The pivot is data-driven. Internal figures show that 57 per cent of global sign-ups between 1 January and 31 December, 2025 identified as single: a notable departure from the platform’s married core. The company argues that its community has already evolved beyond its original positioning.
“In an age where our lives have been constantly put on public display, privacy has become the new luxury,” said Ashley Madison chief strategy officer Paul Keable. He framed the platform’s offering as “ethical discretion” for singles, separated, divorced and non-monogamous users seeking private connections.
The shift also taps into wider digital fatigue. A global survey conducted by YouGov for Ashley Madison, covering 13,071 adults across Australia, Brazil, Canada, Germany, India, Italy, Mexico, Spain, Switzerland, the UK and the US, found mounting discomfort with hyper-public online lives.

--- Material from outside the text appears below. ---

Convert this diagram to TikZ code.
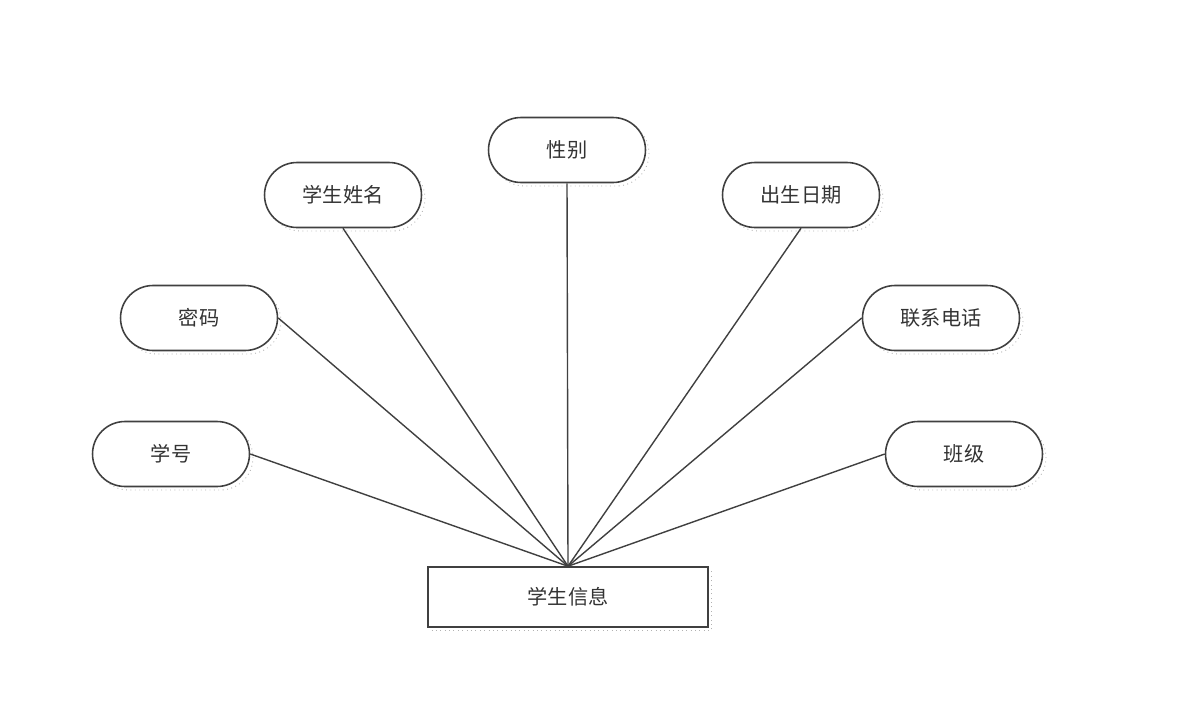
\documentclass[tikz,border=0pt]{standalone}
\usepackage{fontspec}
\setmainfont{Noto Sans CJK SC}
\usetikzlibrary{shapes.misc,shadows}
\begin{document}
\begin{tikzpicture}[x=0.02cm,y=-0.02cm,
  attr/.style={rounded rectangle, draw=black!75, line width=0.9pt, fill=white,
    minimum width=3.14cm, minimum height=1.3cm, inner sep=0pt,
    font=\fontsize{11.5}{13}\selectfont, text=black!80,
    copy shadow={shadow xshift=0.07cm, shadow yshift=-0.07cm, draw=black!30, dotted, fill=none, line width=0.5pt}},
  ent/.style={rectangle, draw=black!75, line width=0.9pt, fill=white,
    minimum width=5.6cm, minimum height=1.2cm, inner sep=0pt,
    font=\fontsize{11.5}{13}\selectfont, text=black!80,
    copy shadow={shadow xshift=0.07cm, shadow yshift=-0.07cm, draw=black!30, dotted, fill=none, line width=0.5pt}},
  link/.style={draw=black!75, line width=0.8pt}]
\useasboundingbox (0,0) rectangle (1182,720);
\node[ent] (info) at (568,597) {学生信息};
\coordinate (top) at (info.north);
\node[attr] (xh) at (171,454) {学号};
\node[attr] (mm) at (199,318) {密码};
\node[attr] (xm) at (343,195) {学生姓名};
\node[attr] (xb) at (567,150) {性别};
\node[attr] (cs) at (801,195) {出生日期};
\node[attr] (dh) at (941,318) {联系电话};
\node[attr] (bj) at (964,454) {班级};
\draw[link] (xh.east) -- (top);
\draw[link] (mm.east) -- (top);
\draw[link] (xm.south) -- (top);
\draw[link] (xb.south) -- (top);
\draw[link] (cs.south) -- (top);
\draw[link] (dh.west) -- (top);
\draw[link] (bj.west) -- (top);
\end{tikzpicture}
\end{document}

Among dating app users, 30 per cent cited constant swiping and messaging as a source of fatigue, while 24 per cent pointed to pressure to curate public-facing profiles and early personal disclosure. Some 27 per cent said fears of screenshots or information being shared contributed to exhaustion; an equal share cited unwanted attention.
The retreat from oversharing appears broader. According to the survey, 46 per cent of adults actively try to keep most aspects of their life private online. Only 8 per cent feel comfortable sharing most aspects publicly, while 35 per cent say they are becoming more selective about what they disclose.
Ashley Madison is betting that this cultural recalibration towards controlled visibility can be monetised. By doubling down on privacy infrastructure and reframing itself around discretion rather than infidelity, the company is attempting to convert reputational baggage into a premium proposition.